→ **Dataset extract**
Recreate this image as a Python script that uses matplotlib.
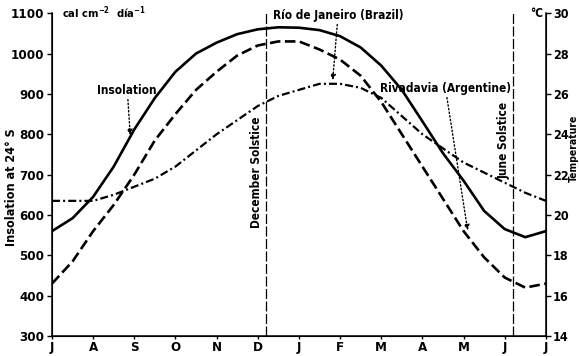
import numpy as np
import matplotlib
matplotlib.use('Agg')
import matplotlib.pyplot as plt
from matplotlib import font_manager as fm

# =============================================================================
# Font: pick a condensed sans if one is around
# =============================================================================

family, stretch = 'DejaVu Sans', 'condensed'
path = fm.findfont(fm.FontProperties(family='DejaVu Sans', stretch='condensed', weight='bold'))
if 'ondensed' not in path:
    names = {f.name for f in fm.fontManager.ttflist}
    if 'Liberation Sans Narrow' in names:
        family, stretch = 'Liberation Sans Narrow', 'normal'
    else:
        family, stretch = 'Roboto', 'normal'

plt.rcParams['font.family'] = [family, 'DejaVu Sans']
plt.rcParams['font.stretch'] = stretch
plt.rcParams['font.weight'] = 'bold'
plt.rcParams['axes.labelweight'] = 'bold'
plt.rcParams['font.size'] = 9.5
plt.rcParams['mathtext.fontset'] = 'custom'
plt.rcParams['mathtext.rm'] = family
plt.rcParams['mathtext.default'] = 'regular'

# =============================================================================
# Data (months from July = 0 to July = 12)
# =============================================================================

months = np.arange(0, 12.5, 0.5)
month_labels = ['J', 'A', 'S', 'O', 'N', 'D', 'J', 'F', 'M', 'A', 'M', 'J', 'J']

# insolation at 24 S, cal cm-2 day-1
insolation = [560, 592, 645, 720, 812, 890, 955, 1000, 1027, 1048, 1060, 1065, 1064,
              1058, 1043, 1015, 970, 910, 832, 753, 685, 610, 565, 545, 560]

# temperature, deg C
rio = [16.6, 17.7, 19.2, 20.5, 22.0, 23.7, 25.0, 26.2, 27.1, 27.9, 28.4, 28.6, 28.6,
       28.2, 27.7, 26.9, 25.6, 24.0, 22.4, 20.8, 19.2, 17.9, 16.9, 16.4, 16.6]
rivadavia = [20.7, 20.7, 20.7, 21.0, 21.4, 21.8, 22.4, 23.2, 24.0, 24.7, 25.4, 25.9, 26.2,
             26.5, 26.5, 26.3, 25.8, 24.9, 24.0, 23.3, 22.6, 22.1, 21.6, 21.1, 20.7]

dec_solstice = 5.2
jun_solstice = 11.2

# =============================================================================
# Plot
# =============================================================================

fig = plt.figure(figsize=(5.79, 3.56), dpi=100)
ax = fig.add_axes([0.0898, 0.056, 0.853, 0.907])
ax2 = ax.twinx()

ax.plot(months, insolation, color='black', lw=1.9)
ax2.plot(months, rio, color='black', lw=1.9, dashes=(4, 1.7))
ax2.plot(months, rivadavia, color='black', lw=1.6, dashes=(3.6, 1.4, 0.9, 1.4))

for xs in [dec_solstice, jun_solstice]:
    ax.axvline(xs, color='black', lw=0.9, dashes=(8, 2))

ax.set_xlim(0, 12)
ax.set_ylim(300, 1100)
ax2.set_ylim(14, 30)

ax.set_xticks(np.arange(13), month_labels)
ax.set_yticks(np.arange(300, 1101, 100))
ax2.set_yticks(np.arange(14, 31, 2))

for a in [ax, ax2]:
    a.spines['top'].set_visible(False)
    a.tick_params(length=3.5, width=1, pad=2)
ax.tick_params(axis='x', length=2.5, pad=1)
ax2.tick_params(labelsize=9, pad=1.5)
ax.spines['left'].set_linewidth(1.1)
ax.spines['bottom'].set_linewidth(1.1)
ax2.spines['right'].set_linewidth(1.1)

ax.set_ylabel('Insolation at 24° S', fontsize=9)
ax.yaxis.set_label_coords(-0.068, 0.46)
ax2.set_ylabel('Temperature', fontsize=7.5)
ax2.yaxis.set_label_coords(1.0465, 0.58)

ax.text(0.02, 1.0, 'cal cm$^{-2}$  día$^{-1}$', transform=ax.transAxes,
        ha='left', va='center', fontsize=8)
ax.text(0.995, 1.0, '°C', transform=ax.transAxes, ha='right', va='center', fontsize=8.5)

# annotations
arrow = dict(arrowstyle='-|>', ls=':', lw=1, color='black', mutation_scale=8,
             shrinkA=0, shrinkB=0)
ax.annotate('Insolation', xy=(1.9, 798), xytext=(1.83, 909), ha='center', va='center',
            fontsize=8.5, arrowprops=arrow)
ax.annotate('Río de Janeiro (Brazil)', xy=(6.82, 934), xytext=(6.95, 1095),
            ha='center', va='center', fontsize=8.5, arrowprops=arrow)
ax.annotate('Rivadavia (Argentine)', xy=(10.1, 562), xytext=(9.56, 914),
            ha='center', va='center', fontsize=8.5, arrowprops=arrow)

ax.text(dec_solstice - 0.07, 706, 'December Solstice', rotation=90, ha='right',
        va='center', fontsize=8.5)
ax.text(jun_solstice - 0.07, 785, 'June Solstice', rotation=90, ha='right',
        va='center', fontsize=8.5)

plt.savefig('out.png', dpi=100)
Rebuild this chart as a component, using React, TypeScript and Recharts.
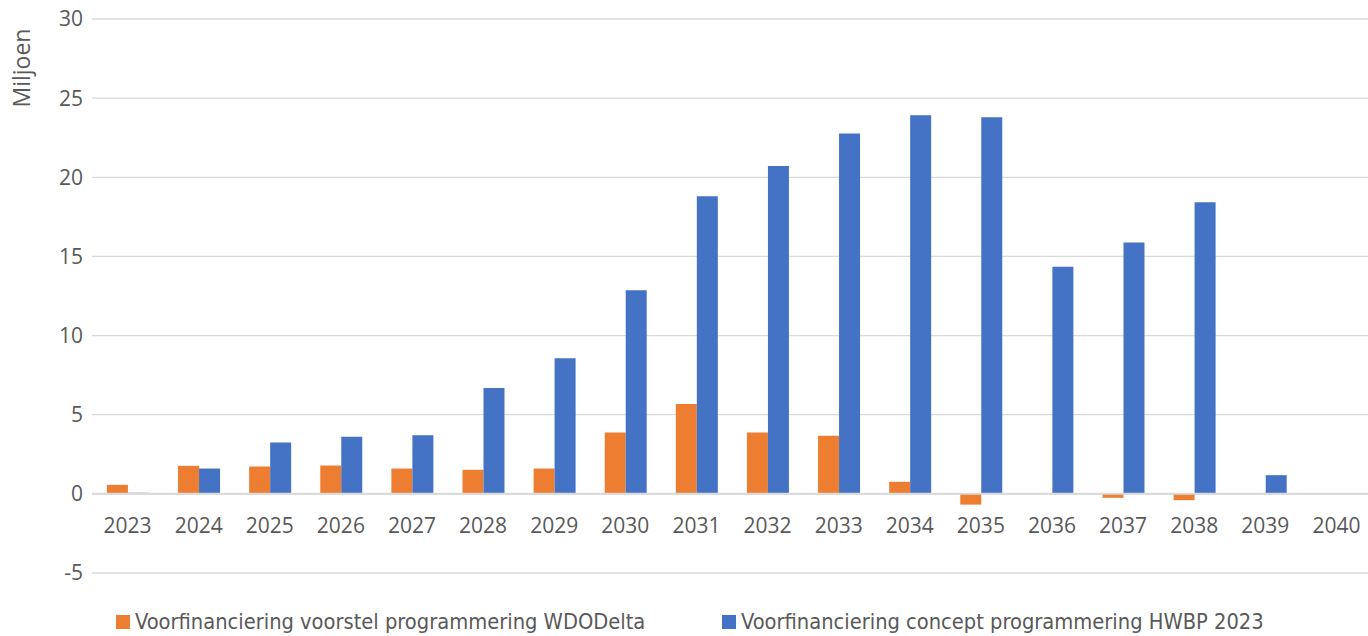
import React from 'react';
import { BarChart, Bar, XAxis, YAxis, CartesianGrid, ReferenceLine } from 'recharts';

const years = ['2023', '2024', '2025', '2026', '2027', '2028', '2029', '2030', '2031', '2032', '2033', '2034', '2035', '2036', '2037', '2038', '2039', '2040'];
const wdoDelta = [0.57, 1.77, 1.73, 1.79, 1.6, 1.52, 1.6, 3.88, 5.67, 3.88, 3.67, 0.76, -0.68, 0, -0.25, -0.4, 0, 0];
const hwbp = [0.07, 1.6, 3.25, 3.61, 3.71, 6.68, 8.56, 12.87, 18.8, 20.72, 22.77, 23.92, 23.8, 14.35, 15.88, 18.43, 1.18, 0];
const yTicks = [-5, 0, 5, 10, 15, 20, 25, 30];
const seriesNames = ['Voorfinanciering voorstel programmering WDODelta', 'Voorfinanciering concept programmering HWBP 2023'];
const colors = ['#ED7D31', '#4472C4'];

const data = years.map((y, i) => ({ year: y, wdo: wdoDelta[i], hwbp: hwbp[i] }));

const font = '"Open Sans", "Noto Sans", sans-serif';

function YearTick(props: any) {
  const { x, y, payload } = props;
  return (
    <text x={x} y={y} dy={-40} textAnchor="middle" fill="#595959" fontSize={21} fontFamily={font}>
      {payload.value}
    </text>
  );
}

export default function App() {
  return (
    <div style={{ width: 1368, height: 636, overflow: 'hidden', position: 'relative', background: '#fff' }}>
      <style>{'body{margin:0;overflow:hidden}'}</style>
      <BarChart
        width={1372}
        height={636}
        data={data}
        margin={{ top: 19, right: 0, left: 0, bottom: 33 }}
        barCategoryGap="21%"
        barGap={0}
      >
        <CartesianGrid vertical={false} stroke="#d9d9d9" strokeWidth={1.3} />
        <XAxis
          dataKey="year"
          height={30}
          axisLine={false}
          tickLine={false}
          tickSize={0}
          tickMargin={0}
          interval={0}
          tick={<YearTick />}
        />
        <YAxis
          width={92}
          domain={[-5, 30]}
          ticks={yTicks}
          interval={0}
          axisLine={false}
          tickLine={false}
          tickSize={0}
          tickMargin={9}
          tick={{ fill: '#595959', fontSize: 21, fontFamily: font }}
          label={() => (
            <text
              x={21}
              y={68}
              transform="rotate(-90, 21, 68)"
              textAnchor="middle"
              dominantBaseline="central"
              fill="#595959"
              fontSize={23}
              fontFamily={font}
            >
              Miljoen
            </text>
          )}
        />
        <ReferenceLine y={0} stroke="#d9d9d9" strokeWidth={2} />
        <Bar dataKey="wdo" fill={colors[0]} name={seriesNames[0]} isAnimationActive={false} />
        <Bar dataKey="hwbp" fill={colors[1]} name={seriesNames[1]} isAnimationActive={false} />
      </BarChart>
      <div
        style={{
          position: 'absolute',
          top: 609,
          left: 116,
          display: 'flex',
          fontFamily: '"Liberation Sans Narrow", "DejaVu Sans Condensed", "Open Sans", sans-serif',
          fontSize: 21.7,
          lineHeight: '25px',
          color: '#595959',
          whiteSpace: 'nowrap',
        }}
      >
        {seriesNames.map((n, i) => (
          <div key={n} style={{ display: 'flex', alignItems: 'center', width: 606 }}>
            <span style={{ display: 'inline-block', width: 14, height: 14, background: colors[i], marginRight: 5 }} />
            <span>{n}</span>
          </div>
        ))}
      </div>
    </div>
  );
}
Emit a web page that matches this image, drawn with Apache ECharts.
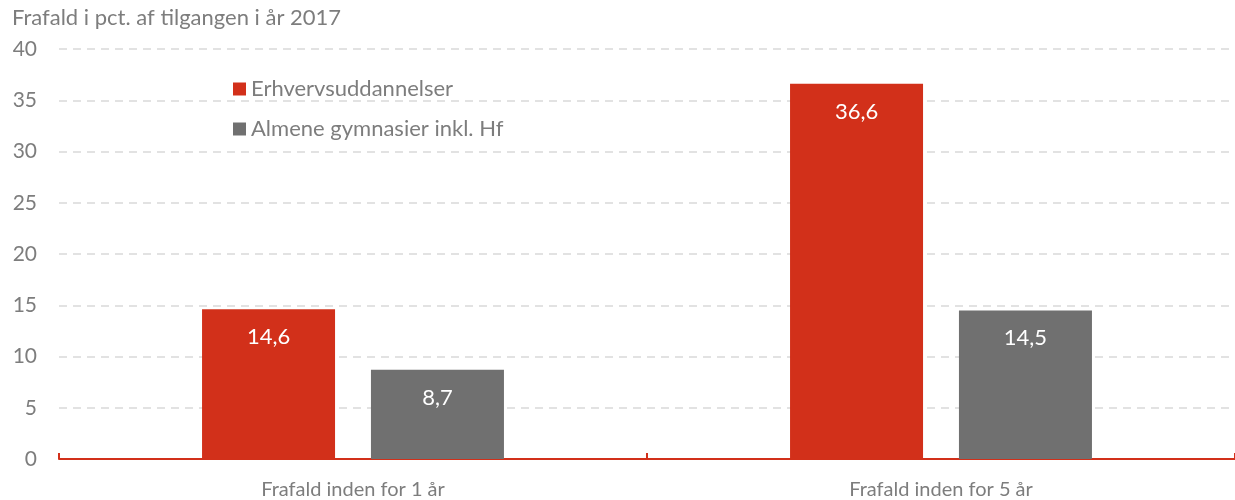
<!DOCTYPE html>
<html><head><meta charset="utf-8">
<script src="https://cdn.jsdelivr.net/npm/echarts@6/dist/echarts.min.js"></script>
<style>html,body{margin:0;padding:0;background:#fff}#c{width:1235px;height:500px}</style>
</head><body><div id="c"></div>
<script>
const categories = ['Frafald inden for 1 år', 'Frafald inden for 5 år'];
const seriesNames = ['Erhvervsuddannelser', 'Almene gymnasier inkl. Hf'];
const erhverv = [14.6, 36.6];
const gymnasier = [8.7, 14.5];
const yTicks = [0, 5, 10, 15, 20, 25, 30, 35, 40];
const title = 'Frafald i pct. af tilgangen i år 2017';

const FONT = 'Lato';
const TXT = '#7d7d7d';
const RED = '#d2301a';
const GREY = '#707070';
const chart = echarts.init(document.getElementById('c'));
const lbl = {show: true, position: 'insideTop', distance: 17, color: '#fff', fontSize: 22, fontFamily: FONT,
  formatter: p => String(p.value).replace('.', ',')};
chart.setOption({
  animation: false,
  title: {text: title, left: 7, top: 2, textStyle: {color: TXT, fontSize: 22, fontWeight: 'normal', fontFamily: FONT}},
  legend: {orient: 'vertical', left: 228, top: 73, itemWidth: 13, itemHeight: 13, itemGap: 18,
    icon: 'rect', textStyle: {color: TXT, fontSize: 22, fontFamily: FONT}, data: seriesNames},
  grid: {left: 59, width: 1186, top: 49, height: 412},
  xAxis: {type: 'category', data: categories,
    axisLine: {lineStyle: {color: RED, width: 2}},
    axisTick: {show: true, inside: true, length: 6, lineStyle: {color: RED, width: 2}},
    axisLabel: {color: TXT, fontSize: 20, fontFamily: FONT, margin: 21}},
  yAxis: {type: 'value', min: yTicks[0], max: yTicks[yTicks.length - 1], interval: 5,
    axisLine: {show: false}, axisTick: {show: false},
    axisLabel: {color: TXT, fontSize: 21, fontFamily: FONT, margin: 22},
    splitLine: {lineStyle: {color: '#d9d9d9', type: [8, 6], width: 1.5}}},
  series: [
    {name: seriesNames[0], type: 'bar', data: erhverv, barWidth: 133, barGap: '27%', itemStyle: {color: RED}, label: lbl},
    {name: seriesNames[1], type: 'bar', data: gymnasier, barWidth: 133, itemStyle: {color: GREY}, label: lbl}
  ]
});
</script></body></html>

→ **What is expected**
Pictures stay out. Repeat only the lines from the beginning of the data through the line that has "family, stretch = 'Roboto', 'normal'".

→ **Completed task**
Recreate this image as a Python script that uses matplotlib.
import numpy as np
import matplotlib
matplotlib.use('Agg')
import matplotlib.pyplot as plt
from matplotlib import font_manager as fm

# =============================================================================
# Font: pick a condensed sans if one is around
# =============================================================================

family, stretch = 'DejaVu Sans', 'condensed'
path = fm.findfont(fm.FontProperties(family='DejaVu Sans', stretch='condensed', weight='bold'))
if 'ondensed' not in path:
    names = {f.name for f in fm.fontManager.ttflist}
    if 'Liberation Sans Narrow' in names:
        family, stretch = 'Liberation Sans Narrow', 'normal'
    else:
        family, stretch = 'Roboto', 'normal'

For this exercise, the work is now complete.